Le Comité Européen de la Protection des données (« European Data Protection Board » ou « EDPB »), l’organe consultatif au sein duquel sont représentées toutes les autorités de contrôle nationales, a fixé, le 10 juillet 2019, des lignes directrices provisoires pour le traitement de données à caractère personnel par le biais d’appareils vidéo.
Il est possible de formuler des remarques et suggestions concernant ces lignes directrices jusqu’au 9 septembre 2019. Un texte définitif sera ensuite adopté.
Les lignes directrices contiennent des directives concernant la manière dont le Règlement Général sur la Protection des Données (« RGPD » ou « GDPR ») doit être appliqué au traitement de données à caractère personnel par le biais de caméras vidéo (tant les caméras traditionnelles que les smart cameras). Les sujets suivants y sont abordés :
- L’application du RGPD ;
- Les fondements juridiques possibles ;
- La transmission d’images caméra à des tiers ;
- Le traitement de données à caractère personnel sensibles ;
- Les droits des personnes concernées ;
- L’obligation de transparence et d’information ;
- Les délais de conservation ;
- Les mesures de sécurité techniques et organisationnelles ;
- L’analyse d'impact relative à la protection des données.

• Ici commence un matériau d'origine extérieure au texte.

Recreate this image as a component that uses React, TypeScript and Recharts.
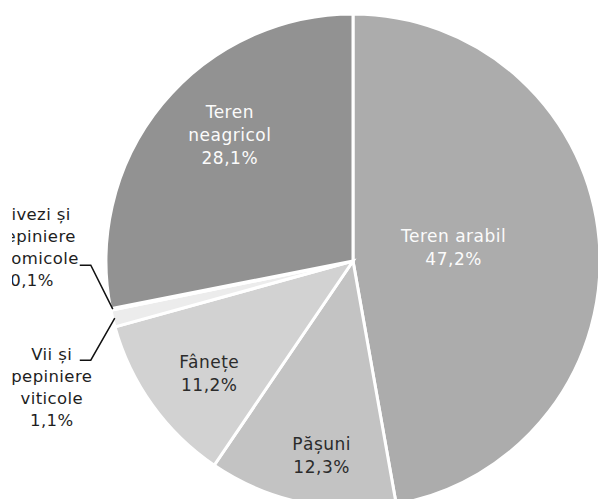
import React from 'react';
import { PieChart, Pie, Cell } from 'recharts';

// land use shares (%)
const categories = [
  'Teren arabil',
  'Pășuni',
  'Fânețe',
  'Vii și pepiniere viticole',
  'Livezi și pepiniere pomicole',
  'Teren neagricol',
];
const shares = [47.2, 12.3, 11.2, 1.1, 0.1, 28.1];
const labelLines = [
  ['Teren arabil'],
  ['Pășuni'],
  ['Fânețe'],
  ['Vii și', 'pepiniere', 'viticole'],
  ['Livezi și', 'pepiniere', 'pomicole'],
  ['Teren', 'neagricol'],
];

const COLORS = ['#acacac', '#c3c3c3', '#d2d2d2', '#ececec', '#f4f4f4', '#929292'];
const TEXT_COLORS = ['#fbfbfb', '#2b2b2b', '#2b2b2b', '#1e1e1e', '#1e1e1e', '#fbfbfb'];

// inside labels: radius along mid angle + small nudge
const inside: Record<number, { r: number; dx: number; dy: number }> = {
  0: { r: 101, dx: 0, dy: -4 },
  1: { r: 198, dx: 10, dy: 2 },
  2: { r: 183, dx: 5, dy: 7 },
  5: { r: 175, dx: 12, dy: -14 },
};

// outside labels: elbow offset from slice edge, text x per line & first baseline from elbow
const outside: Record<number, { ex: number; ey: number; anchor: string; tx: number[]; ty: number }> = {
  3: { ex: -24, ey: 42, anchor: 'middle', tx: [-39, -39, -39, -39], ty: 0 },
  4: { ex: -22, ey: -44, anchor: 'end', tx: [-20, -15, -12, -37], ty: -45 },
};

const data = categories.map((name, i) => ({ name, value: shares[i] }));

const fmt = (v: number) => `${v.toFixed(1).replace('.', ',')}%`;
const RAD = Math.PI / 180;
const FONT = '"DejaVu Sans", Verdana, sans-serif';

const renderLabel = (props: any) => {
  const { cx, cy, midAngle, outerRadius, index, value } = props;
  const lines = [...labelLines[index], fmt(value)];
  const color = TEXT_COLORS[index];

  if (inside[index]) {
    const p = inside[index];
    const ax = cx + p.r * Math.cos(-midAngle * RAD) + p.dx;
    const ay = cy + p.r * Math.sin(-midAngle * RAD) + p.dy;
    const n = lines.length;
    return (
      <text key={`l${index}`} textAnchor="middle" fill={color} fontSize={17} letterSpacing={0.5} fontFamily={FONT}>
        {lines.map((t, i) => (
          <tspan key={i} x={ax} y={ay + 5 + (i - (n - 1) / 2) * 23}>{t}</tspan>
        ))}
      </text>
    );
  }

  const o = outside[index];
  if (!o) return null;
  const r = outerRadius - 2;
  const sx = cx + r * Math.cos(-midAngle * RAD);
  const sy = cy + r * Math.sin(-midAngle * RAD);
  const bx = sx + o.ex;
  const by = sy + o.ey;
  return (
    <g key={`l${index}`}>
      <defs>
        <clipPath id={`clip${index}`}>
          <rect x={12} y={0} width={600} height={500} />
        </clipPath>
      </defs>
      <polyline points={`${sx},${sy} ${bx},${by} ${bx - 11},${by}`} fill="none" stroke="#111" strokeWidth={1.5} />
      <text textAnchor={o.anchor} fill={color} fontSize={16.5} letterSpacing={0.4} fontFamily={FONT} clipPath={`url(#clip${index})`}>
        {lines.map((t, i) => (
          <tspan key={i} x={bx + o.tx[i]} y={by + o.ty + i * 22}>{t}</tspan>
        ))}
      </text>
    </g>
  );
};

export default function App() {
  return (
    <div style={{ position: 'absolute', left: 0, top: 0, width: 598, height: 499, background: '#fff', fontFamily: FONT }}>
      <PieChart width={598} height={499} margin={{ top: 0, right: 0, bottom: 0, left: 0 }}>
        <Pie
          data={data}
          dataKey="value"
          nameKey="name"
          cx={353}
          cy={261}
          outerRadius={247}
          startAngle={90}
          endAngle={-270}
          stroke="#ffffff"
          strokeWidth={3}
          labelLine={false}
          label={renderLabel}
          isAnimationActive={false}
        >
          {data.map((d, i) => (
            <Cell key={d.name} fill={COLORS[i]} />
          ))}
        </Pie>
      </PieChart>
    </div>
  );
}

Les lignes directrices contiennent de nombreuses recommandations utiles. L’EDPB indique ainsi par exemple que :
- Le fondement « intérêts légitimes » ne peut être invoqué que si :
- Il y a un intérêt actuel au vu des circonstances concrètes (ex. incidents graves par le passé, présence de biens de grande valeur, etc.) ;
- La surveillance par caméra est nécessaire et il n’y a pas de mesures alternatives moins intrusives (ex. barrières, personnel de sécurité, etc.) ;
- Les droits et libertés des personnes concernées ne priment pas. En ce qui concerne les travailleurs, cette balance des intérêts devra être effectuée avec prudence dès lors que, d’après l’EDPB, ceux-ci ne s’attendent probablement pas à être filmés sur le lieu de travail.
- Un fondement distinct supplémentaire devra être invoqué si la surveillance par caméra implique également le traitement de données à caractère personnel sensibles. L’EDPB va plus loin en ce qui concerne les systèmes d’authentification biométrique et précise que :
- Ces systèmes exigent probablement un consentement ;
- Un tel consentement n’est libre (et donc valable) que pour autant qu’un système alternatif soit également offert.

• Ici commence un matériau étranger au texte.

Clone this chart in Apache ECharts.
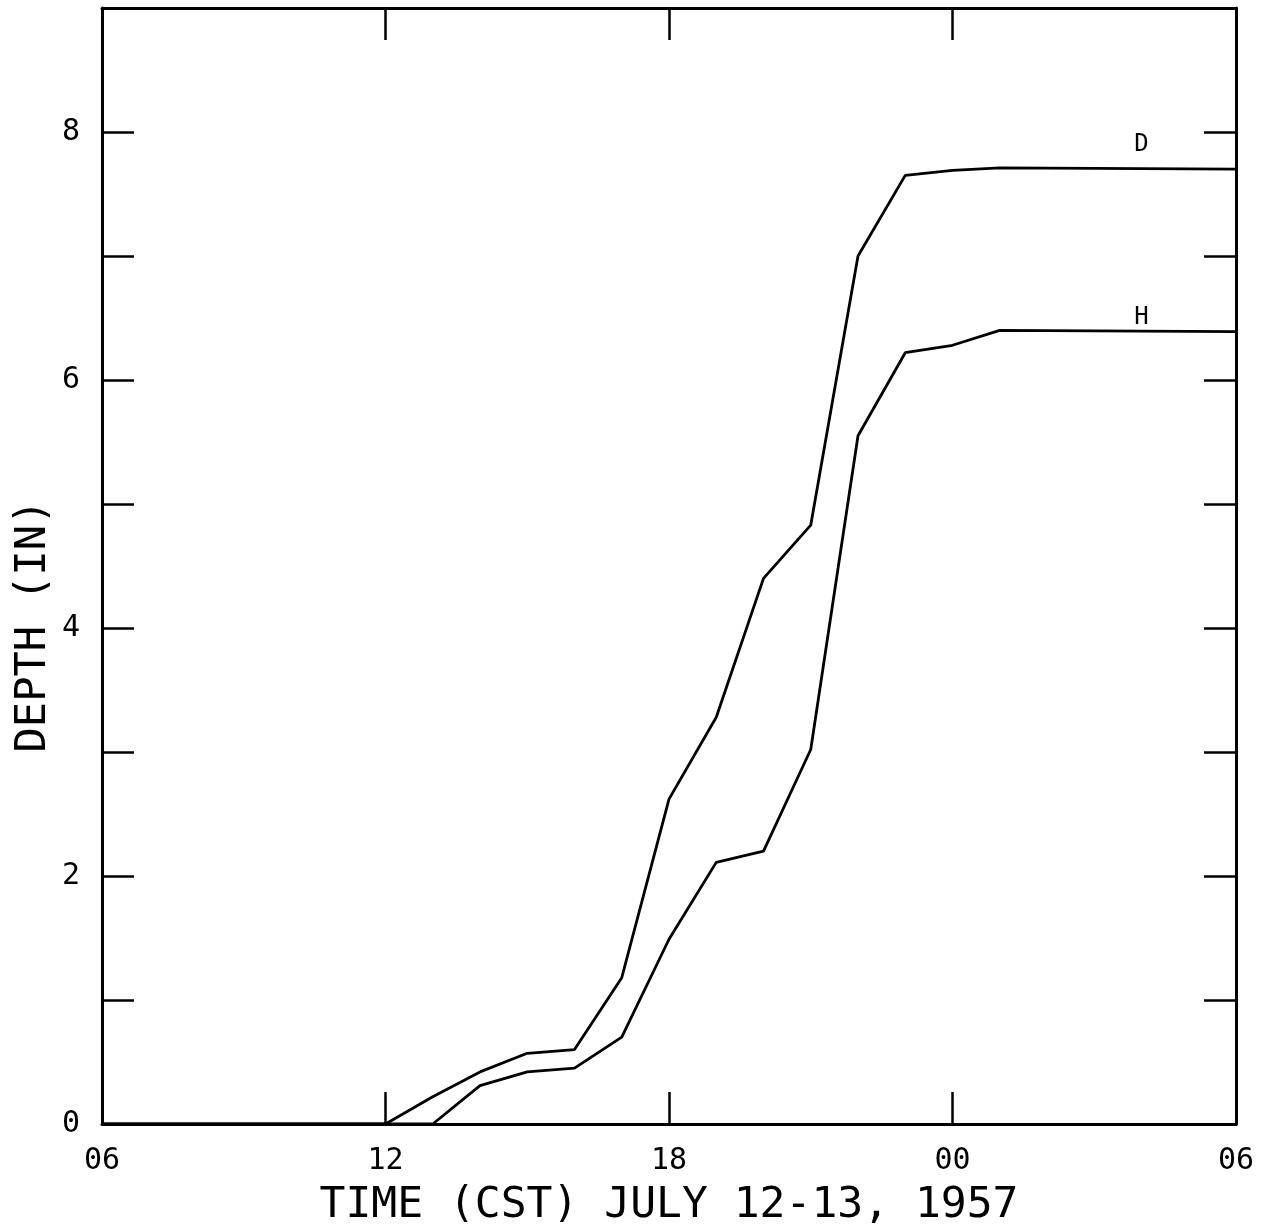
<!DOCTYPE html>
<html>
<head>
<meta charset="utf-8">
<script src="https://cdn.jsdelivr.net/npm/echarts@6/dist/echarts.min.js"></script>
<style>
  html, body { margin: 0; padding: 0; background: #fff; }
  #chart { width: 1264px; height: 1226px; }
</style>
</head>
<body>
<div id="chart"></div>
<script>
// hours counted from 06 on July 12 (24 = midnight, 30 = 06 on July 13)
const hoursD = [6, 12, 13, 14, 15, 16, 17, 18, 19, 20, 21, 22, 23, 24, 25, 30];
const depthD = [0, 0, 0.22, 0.42, 0.57, 0.60, 1.18, 2.62, 3.28, 4.40, 4.83, 7.00, 7.65, 7.69, 7.71, 7.70];
const hoursH = [6, 13, 14, 15, 16, 17, 18, 19, 20, 21, 22, 23, 24, 25, 30];
const depthH = [0, 0, 0.31, 0.42, 0.45, 0.70, 1.49, 2.11, 2.20, 3.02, 5.55, 6.22, 6.28, 6.40, 6.39];
const labelHour = 28;
const fontFamily = 'DejaVu Sans Mono';

const chart = echarts.init(document.getElementById('chart'), null, { renderer: 'canvas' });

function pairs(xs, ys) {
  return xs.map((x, i) => [x, ys[i]]);
}

function hourLabel(v) {
  const h = ((v % 24) + 24) % 24;
  return (h < 10 ? '0' : '') + h;
}

const tickStyle = { show: true, inside: true, length: 32, lineStyle: { color: '#000', width: 2.5 } };
const lineStyle = { show: true, onZero: false, lineStyle: { color: '#000', width: 3 } };

const option = {
  animation: false,
  backgroundColor: '#fff',
  grid: { left: 102, right: 28, top: 8, bottom: 102, outerBoundsMode: 'none', containLabel: false },
  xAxis: [
    {
      type: 'value',
      min: 6,
      max: 30,
      interval: 6,
      position: 'bottom',
      axisLine: lineStyle,
      axisTick: tickStyle,
      splitLine: { show: false },
      axisLabel: {
        formatter: hourLabel,
        color: '#000',
        fontFamily: fontFamily,
        fontSize: 30,
        margin: 22
      },
      name: 'TIME (CST) JULY 12-13, 1957',
      nameLocation: 'middle',
      nameGap: 60,
      nameTextStyle: { color: '#000', fontFamily: fontFamily, fontSize: 43 }
    },
    {
      type: 'value',
      min: 6,
      max: 30,
      interval: 6,
      position: 'top',
      axisLine: lineStyle,
      axisTick: tickStyle,
      splitLine: { show: false },
      axisLabel: { show: false }
    }
  ],
  yAxis: [
    {
      type: 'value',
      min: 0,
      max: 9,
      interval: 1,
      position: 'left',
      axisLine: lineStyle,
      axisTick: tickStyle,
      splitLine: { show: false },
      axisLabel: {
        formatter: v => (v % 2 === 0 ? String(v) : ''),
        color: '#000',
        fontFamily: fontFamily,
        fontSize: 30,
        margin: 22
      }
    },
    {
      type: 'value',
      min: 0,
      max: 9,
      interval: 1,
      position: 'right',
      axisLine: lineStyle,
      axisTick: tickStyle,
      splitLine: { show: false },
      axisLabel: { show: false }
    }
  ],
  graphic: [
    {
      type: 'text',
      x: 34,
      y: 626,
      rotation: Math.PI / 2,
      style: {
        text: 'DEPTH (IN)',
        fill: '#000',
        font: '42px "DejaVu Sans Mono"',
        textAlign: 'center',
        textVerticalAlign: 'middle'
      }
    }
  ],
  series: [
    {
      name: 'D',
      type: 'line',
      data: pairs(hoursD, depthD),
      symbol: 'none',
      lineStyle: { color: '#000', width: 2.8 },
      markPoint: {
        symbol: 'circle',
        symbolSize: 0,
        data: [{ coord: [labelHour, depthD[depthD.length - 1]] }],
        label: {
          show: true,
          formatter: 'D',
          position: 'top',
          distance: 12,
          color: '#000',
          fontFamily: fontFamily,
          fontSize: 24
        }
      }
    },
    {
      name: 'H',
      type: 'line',
      data: pairs(hoursH, depthH),
      symbol: 'none',
      lineStyle: { color: '#000', width: 2.8 },
      markPoint: {
        symbol: 'circle',
        symbolSize: 0,
        data: [{ coord: [labelHour, depthH[depthH.length - 1]] }],
        label: {
          show: true,
          formatter: 'H',
          position: 'top',
          distance: 2,
          color: '#000',
          fontFamily: fontFamily,
          fontSize: 24
        }
      }
    }
  ]
};

chart.setOption(option);
</script>
</body>
</html>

- En ce qui concerne le droit d’obtenir une copie de ses données :
- La protection des droits des tiers doit être garantie par des mesures techniques (par ex. transformation des images). Ceci ne peut servir de justification pour rejeter une demande ;
- La personne concernée doit, dans sa demande, indiquer au cours de quel laps de temps raisonnable elle a pénétré dans la zone filmée.
- Les informations peuvent être fournies par le responsable du traitement à deux niveaux (via un pictogramme et un document plus détaillé, telle une notification vie privée, qui doit pouvoir être consultée avant de pénétrer dans la zone filmée).

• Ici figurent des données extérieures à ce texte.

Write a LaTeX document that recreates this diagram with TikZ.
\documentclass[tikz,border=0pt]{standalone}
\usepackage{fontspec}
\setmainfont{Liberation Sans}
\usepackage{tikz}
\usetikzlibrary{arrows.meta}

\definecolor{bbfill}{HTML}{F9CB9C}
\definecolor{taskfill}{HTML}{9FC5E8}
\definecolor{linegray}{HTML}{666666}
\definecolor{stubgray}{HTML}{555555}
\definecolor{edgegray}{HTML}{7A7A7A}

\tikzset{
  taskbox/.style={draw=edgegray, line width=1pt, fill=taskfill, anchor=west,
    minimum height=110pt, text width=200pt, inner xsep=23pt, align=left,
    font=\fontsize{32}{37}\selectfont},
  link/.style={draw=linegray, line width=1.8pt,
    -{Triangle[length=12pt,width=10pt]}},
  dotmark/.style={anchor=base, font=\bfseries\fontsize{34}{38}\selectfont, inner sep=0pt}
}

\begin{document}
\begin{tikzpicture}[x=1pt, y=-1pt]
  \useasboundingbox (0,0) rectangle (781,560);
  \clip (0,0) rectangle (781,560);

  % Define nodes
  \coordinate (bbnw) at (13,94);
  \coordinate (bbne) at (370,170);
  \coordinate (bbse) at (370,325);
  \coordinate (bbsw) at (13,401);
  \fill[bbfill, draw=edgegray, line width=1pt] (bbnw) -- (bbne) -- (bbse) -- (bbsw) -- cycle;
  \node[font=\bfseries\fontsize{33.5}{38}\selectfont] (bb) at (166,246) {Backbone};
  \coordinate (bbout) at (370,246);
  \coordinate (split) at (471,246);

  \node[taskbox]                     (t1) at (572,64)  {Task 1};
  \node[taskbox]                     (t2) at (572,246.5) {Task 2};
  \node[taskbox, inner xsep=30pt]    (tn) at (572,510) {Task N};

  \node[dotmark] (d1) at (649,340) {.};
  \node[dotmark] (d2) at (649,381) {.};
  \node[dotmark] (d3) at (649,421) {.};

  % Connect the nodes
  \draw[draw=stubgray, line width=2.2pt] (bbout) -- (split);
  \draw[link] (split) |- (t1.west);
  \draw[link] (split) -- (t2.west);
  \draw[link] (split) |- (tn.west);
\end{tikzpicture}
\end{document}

A cet égard, il n’est selon l’EDPB pas suffisant de ne mettre cette notification à disposition que de manière digitale. Celle-ci doit également être disponible de manière non-digitale à un endroit central et facilement accessible.
- La surveillance par caméra exigera dans la majorité des cas une analyse d'impact relative à la protection des données (« data protection impact assessment » ou « DPIA »). Il s’agit d’une sorte d’analyse de risques du traitement de données à caractère personnel.
En Belgique, il faut bien sûr également tenir compte, outre le RGPD et les directives de l’EDPB (qui ont une valeur d’autorité importante), de la législation spécifique relative aux caméras, telle que la CCT n°68 et la loi caméras du 21 mars 2007. En ce qui concerne les modifications récentes de cette législation, nous renvoyons à notre précédent newsflash du 16 août 2018 .
Le non-respect du cadre légal concernant la surveillance par caméra, en ce compris la législation relative à la protection des données, peut donner lieu à des sanctions et remettre en cause la régularité de la preuve obtenue.
Dans une récente décision du 2 avril 2019 , l’Autorité belge de Protection des Données (APD) avait d’ailleurs déjà imposé une interdiction définitive de traitement d’images caméra et ordonné la suppression de toutes les images déjà récoltées. Cette décision concernait un cas dans lequel le placement d’une caméra dans la cuisine commune d’un immeuble de chambres d’étudiants - malgré sa correcte déclaration - avait été considéré comme disproportionné par l’APD.
Point d’action
Vérifiez si votre système de caméras de surveillance satisfait à la législation relative à la protection des données, telle qu’expliquée dans les lignes directrices de l’EDPB, ainsi qu’à la législation en matière de caméras de surveillance (récemment modifiée).